After plummeting results and a share price to match, Royal & SunAlliance (R&SA) needed to impress with its first quarter results.

And the figures for the UK's second biggest general insurance group figures were generally welcomed. But, as Jason Woolfe reports, the improvement was patchy

Intermediated business stood out as the fly in the ointment of Royal & SunAlliance's (R&SA) first quarter results.

The group beat analysts' expectations by posting an operating result of £175m, up from £160m last year. Their consensus had been £158m. It achieved a combined ratio of 99%, down from 104.2% last year, beating its own target of 102%.

General business net premiums totalled £1,945m against £2,023m last time. This included the impact of a quota share deal with Munich Re, which increased to 15% from 10% last year.

The group's greatest bugbear recently has been a shortage of capital. The successful sale of its Australasian business, Promina, earlier this month helped redress this.

It supplied an extra £545m of risk-based capital, leaving the group £2.8bn to support general business underwriting to its projected level of £7bn net written premiums by the end of the year.

But even chief executive Andy Haste admitted the improvement was too patchy.

Describing the UK personal lines result as "unacceptable", he picked out intermediated business as needing an overhaul.

He said: "We need to eliminate unprofitable segments of personal intermediated business and are currently renegotiating corporate partner contracts.

"We must also reduce the expense base of More Th>n. Across the UK, disposals, outsourcing and redundancies already actioned will reduce headcount by 3,800 and we have reduced premises by 17 sites."

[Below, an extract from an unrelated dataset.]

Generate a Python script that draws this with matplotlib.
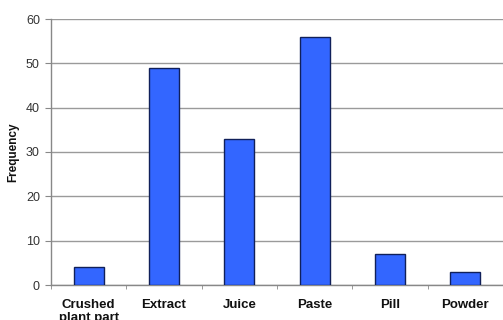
import matplotlib
matplotlib.use("Agg")
import matplotlib.pyplot as plt
import numpy as np

categories = ["Crushed\nplant part", "Extract", "Juice", "Paste", "Pill", "Powder"]
frequency = [4, 49, 33, 56, 7, 3]
y_ticks = [0, 10, 20, 30, 40, 50, 60]

plt.rcParams["font.family"] = ["Liberation Sans", "DejaVu Sans"]

fig = plt.figure(figsize=(5.03, 3.2), dpi=100)
ax = fig.add_axes([51 / 503, 35 / 320, 1 - 51 / 503, (285 - 19) / 320])

x = np.arange(len(categories))
ax.bar(x, frequency, width=0.4, color="#3366FF", edgecolor="#10205a", linewidth=1.0, zorder=3)

ax.set_xlim(-0.5, len(categories) - 0.5)
ax.set_ylim(0, 60)
ax.set_yticks(y_ticks)
ax.yaxis.grid(True, color="#9a9a9a", linewidth=1.0, zorder=0)
ax.set_axisbelow(True)

# category labels sit between the boundary ticks
ax.set_xticks(x)
ax.set_xticklabels(categories, fontweight="bold", fontsize=9.5, color="#111111", linespacing=1.15)
ax.tick_params(axis="x", length=0, pad=10)
ax.set_xticks(np.arange(-0.5, len(categories) + 0.5, 1.0), minor=True)
ax.tick_params(axis="x", which="minor", length=3, color="#888888", direction="out")

ax.tick_params(axis="y", length=4, color="#888888", labelsize=9, labelcolor="#333333", pad=4)

for side in ("top", "right"):
    ax.spines[side].set_visible(False)
for side in ("left", "bottom"):
    ax.spines[side].set_color("#888888")
    ax.spines[side].set_linewidth(1.0)

ax.set_ylabel("Frequency", fontweight="bold", fontsize=8.5, color="#111111", labelpad=5)

fig.savefig("out.png", dpi=100)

The UK personal lines business achieved a combined ratio of 106.7% and an underwriting loss of £30m. The poor performance dragged down the general business result, after the commercial segment returned a combined ratio of 94.4% and an underwriting profit of £20m.

Analysts gave a broad welcome to the results, but also sounded a note of caution.

David Wharrier, of Fitch Ratings, picks out the UK personal lines performance as evidence that R&SA had yet to fully put its troubles behind it. "We do welcome the improvement in the combined ratio to 99%, but remain a bit concerned that some operating units continue to produce unacceptable results, such as the UK personal lines and Canada, too."

He says the Promina sale "gets them back to an adequate footing, but not the £800m surplus they are looking for".

Haste is understood to have hinted to analysts that more sales and further cutbacks could be in the pipeline.

Having officially projected net written premiums of £7bn by the end of 2003, Haste reportedly suggested that the group could shrink that figure to £5.5bn. Of the £1.5bn reduction, 80% would come from sales and 20% would come from downsizing.

But the bottom line for Fitch is that it is not yet ready to change its BBB+ rating, or the negative outlook that goes with it.

Wharrier concludes: "It's a good promising start, but it's only one quarter."

His counterpart at Standard & Poor's, Mark Button, also has concerns over the group's capital position. S&P rates R&SA at A- and the group has stated its objective to regain an A rating.

"The key negative factors restraining the rating are capital adequacy and financial flexibility," Button says.

He wants to see further underwriting risk reduction as well as the disposal of the US surplus lines business to release capital.

Others are more bullish. Chris Rathbone, of Williams de Broë, points out that the £175m operating result compares to a consensus forecast among analysts of £158m.

"If you take into account the fact that they set aside £30m of profit for weather claims, you are actually talking about an operating result of £205m against £160m last time," he says.

He currently forecasts a full year operating result of £550m and regards the group as a recovery story unfolding - with much of the credit due to previous chief executive, Bob Mendelsohn.

He concludes: "Is it a recovery story? I think it is. And it would be fair to say that a lot of the remedial action was taken by Mendelsohn."

Investments
R&SA had already sold significant shareholdings, but continued its disposal strategy in the first three months of the year. By the end of the quarter it held stocks worth about £1.15bn, but also bought derivatives protecting it against deteriorating values on another £140m of stock.

Its fixed interest holdings are mainly in high quality short dated bonds that gave an average yield of 3.7% in the first quarter.